Notable Borthwicks

? - c1716
George Borthwick was apprenticed to John King.

He was an 'examinator' for a time and he was one of those who examined Adam Drummond in 1707. At examinations both examiner and candidate were allowed 'a pynt of wine and no more'. The exam lasted five days. On the first, the candidate had to submit 'in write' a discourse on anatomy and surgery which had to be defended at oral examination. The second and third days were devoted to anatomy and the final two to surgery. On each day the examiner would deliver 'a discourse of his own upon some part of Chirurgerie or anatomy'. These speeches were subject to peer review and it was noted that the 'Calling''were satisfied with Borthwick's discourse on the lungs and thorax.

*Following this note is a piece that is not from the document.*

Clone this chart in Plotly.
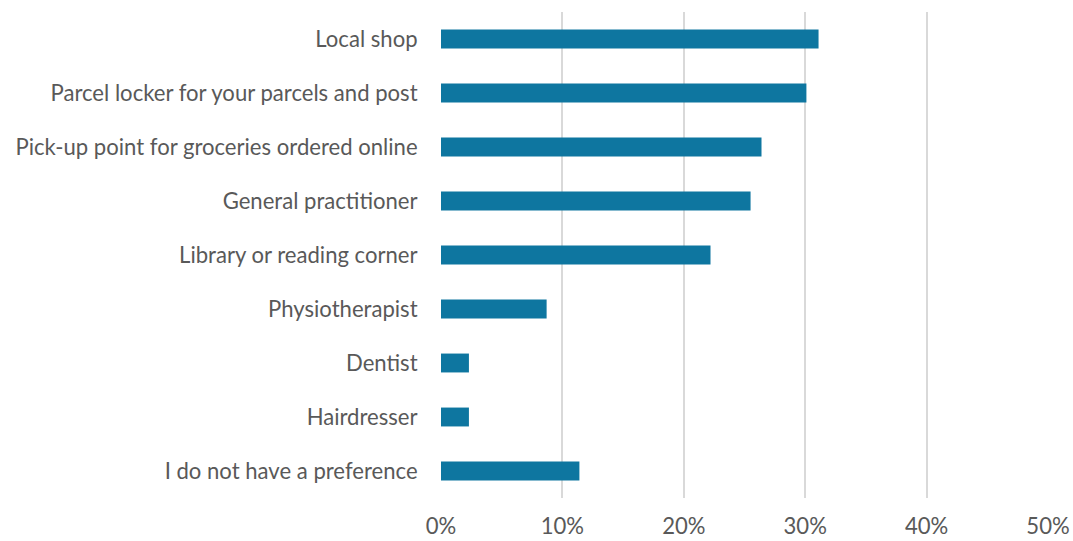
import plotly.graph_objects as go

categories = [
    "Local shop",
    "Parcel locker for your parcels and post",
    "Pick-up point for groceries ordered online",
    "General practitioner",
    "Library or reading corner",
    "Physiotherapist",
    "Dentist",
    "Hairdresser",
    "I do not have a preference",
]
shares = [0.311, 0.301, 0.264, 0.255, 0.222, 0.087, 0.023, 0.023, 0.114]
x_ticks = [0, 0.1, 0.2, 0.3, 0.4, 0.5]
x_tick_labels = ["0%", "10%", "20%", "30%", "40%", "50%"]

fig = go.Figure(
    go.Bar(
        y=categories,
        x=shares,
        orientation="h",
        marker=dict(color="#0E76A0", line=dict(width=0)),
    )
)

font_main = dict(family="Lato", size=22.1, color="#595959")

fig.update_layout(
    width=1073,
    height=541,
    margin=dict(l=441, r=25, t=12, b=43),
    paper_bgcolor="white",
    plot_bgcolor="white",
    bargap=0.65,
    showlegend=False,
    font=font_main,
)
fig.update_xaxes(
    range=[0, 0.5],
    tickvals=x_ticks,
    ticktext=x_tick_labels,
    showgrid=True,
    gridcolor="#D9D9D9",
    gridwidth=2,
    zeroline=False,
    showline=False,
    ticks="outside",
    ticklen=8,
    tickcolor="rgba(0,0,0,0)",
    tickfont=font_main,
    automargin=False,
)
fig.update_yaxes(
    categoryorder="array",
    categoryarray=categories[::-1],
    showgrid=False,
    zeroline=False,
    showline=False,
    ticks="outside",
    ticklen=18,
    tickcolor="rgba(0,0,0,0)",
    tickfont=font_main,
    automargin=False,
)

fig.write_html("out.html")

The Library was not formally established until 1699 when there were about 120 books available for consultation. In that year, an advertisement was placed in the Edinburgh Gazette:
'The chirurgian apothecaries of Edinburgh are erecting a library of physicall, anatomicall, chirurgicall, pharmaceutical and other curious books. Also they are making a collection of all natural and artificial curiosities. If any person have such to bestow let them give notice to Walter Porterfield, present treasurer to the Societie at his house in the head of the Canongate who will cause their names to honourably recorded and if they think not fit to bestow them gratis they shall have reasonable prices for them'.

Borthwick was the Librarian of the Incorporation from 1710 to 1712. He then fell on hard times for he was declared bankrupt in 1714 and all his goods (which included 'six dinner napkins full of holes') were auctioned. He sought Sanctuary in Holyrood Abbey and died 'abroad' not long after.

The Abbey provided sanctuary mainly for debtors until 1913 when the Bankruptcy (Scotland) Act was passed. The number of people involved was much reduced after 1880 when imprisonment for debt was in most cases abolished, The debtors who included all sorts of people - lords, lairds, the learned and the illiterate, were crowded into a small space in houses (now demolished) to the east of the Palace. There was a mass exodus at midnight on Saturdays because, from then until midnight on Sunday, they were free to go where they wished as no legal proceedings could be taken against anyone on a Sunday.